Brisas e Ventos

Li com desgosto a última crónica do José Vítor Malheiros no Público. Porquê? Porque, não o conhecendo, era uma das permanências no jornal que me faziam lê-lo, concordando (na maior parte das vezes) ou discordando (menos vezes). Não era a maior concordância que me fazia estimar o que escrevia, mas a transparência e seriedade das ideias e da escrita, mesmo quando discordava. O fim da sua coluna de opinião é apenas mais um dos sinais dos tempos numa comunicação social em fase de novo reajustamento, financeiro e não só.

Ao longo dos anos, mantive uma relação mais regular (2008-10) ou esporádica com alguns órgãos de comunicação social, escrevendo, comentando ou respondendo ao que me perguntavam. Nunca me ofereceram nada por isso, para além de espaço para a voz, nem eu nunca lhes pedi fosse o que fosse em termos materiais. Apesar de maior ou menor afinidade com as pessoas com que contactei, tive sempre a mesma atitude de confiança, em alguns casos construída com o tempo, apesar deste ou aquele percalço. Sempre fui tratado de forma justa, com minúsculas excepções, quase sempre com origem na mesma publicação, e em, ao que me pareceu, estagiários apressados e assoberbados pela pressão editorial para se lembrarem de indicar onde tinham recolhido a informação, dando assim a sensação de ser sua a pesquisa colhida algures. Tudo pacífico, nunca me queixei. Muito pior é quando consagrados o fazem com a regularidade de quem está habituado a colher fruto em pomar alheio., mas

Tenho uma paixão imensa pela letra impressa e a comunicação social foi a minha segunda ou terceira opção quando me candidatei à Universidade. Fiquei na primeira, a História, apenas porque é a que alarga mais o campo da pesquisa e compreensão do presente. Mas continuo a ter uma veneração imensa pela boa informação, pelo jornalismo de qualidade, por jornais, revistas, tudo o que tem letras impressas e se publica com regularidade. Quem conhece o meu escritório e a minha casa sabe o que eu acumulo de papelada de que sou quase incapaz de me separar,  de um modo quase doentio. Por isso mesmo, foi com tristeza que ao longo dos últimos anos fui cada vez comprando menos jornais e revistas, deixando mesmo de assinar ou adquirir com regularidade publicações que comprava há décadas ou mesmo desde a fundação. Porque me cansei de ver os cordelinhos cada vez mais grossos a mexer quase tudo. Não por existirem esses cordelinhos, sempre existiram ou existirão. Nem sequer quanto à orientação ideológica que os move, porque nunca fiz essa distinção nas minhas colaborações. Mas porque cada vez é tudo feito com menos pudor, com mais desfaçatez, com menor preocupação com uma aparência de qualidade, alegando-se questões financeiras.
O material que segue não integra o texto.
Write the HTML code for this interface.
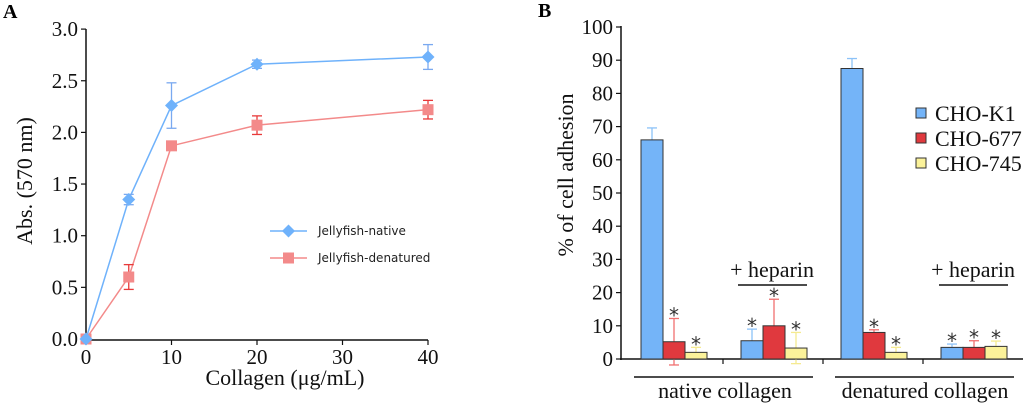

A cartografia dos alinhamentos é demasiado clara, os estratagemas e os encobrimentos cada vez menos tímidos: ler gente a escrever de forma crítica sobre o sistema financeiro que bajulou anos a fio é apenas uma das escamas visíveis do bicho deitado no tal pântano. Aquele que oculta as revelações, quando as revela com pompa. Que investiga depois de sabido o desfecho. Sempre existiu, sempre existirá. Em Educação, já sei que grupo tem os exclusivos do ME, que jornal tem a linha directa para o grande líder das lutas, que publicação faz parceria com o CNE. Não está em causa a seriedade d@s que ainda sobrevivem e fazem o seu trabalho com a seriedade que caracterizava o José Vítor Malheiros. O problema é que são cada vez menos, cada vez estão mais estrangulados e condicionados. Como eu @s compreendo pois, como professor, passei por algo um pouco semelhante. Resiste-se, mas quase se desiste.

Por vezes, não há mesmo forma de contrariar os falsos zéfiros que tudo levam adiante.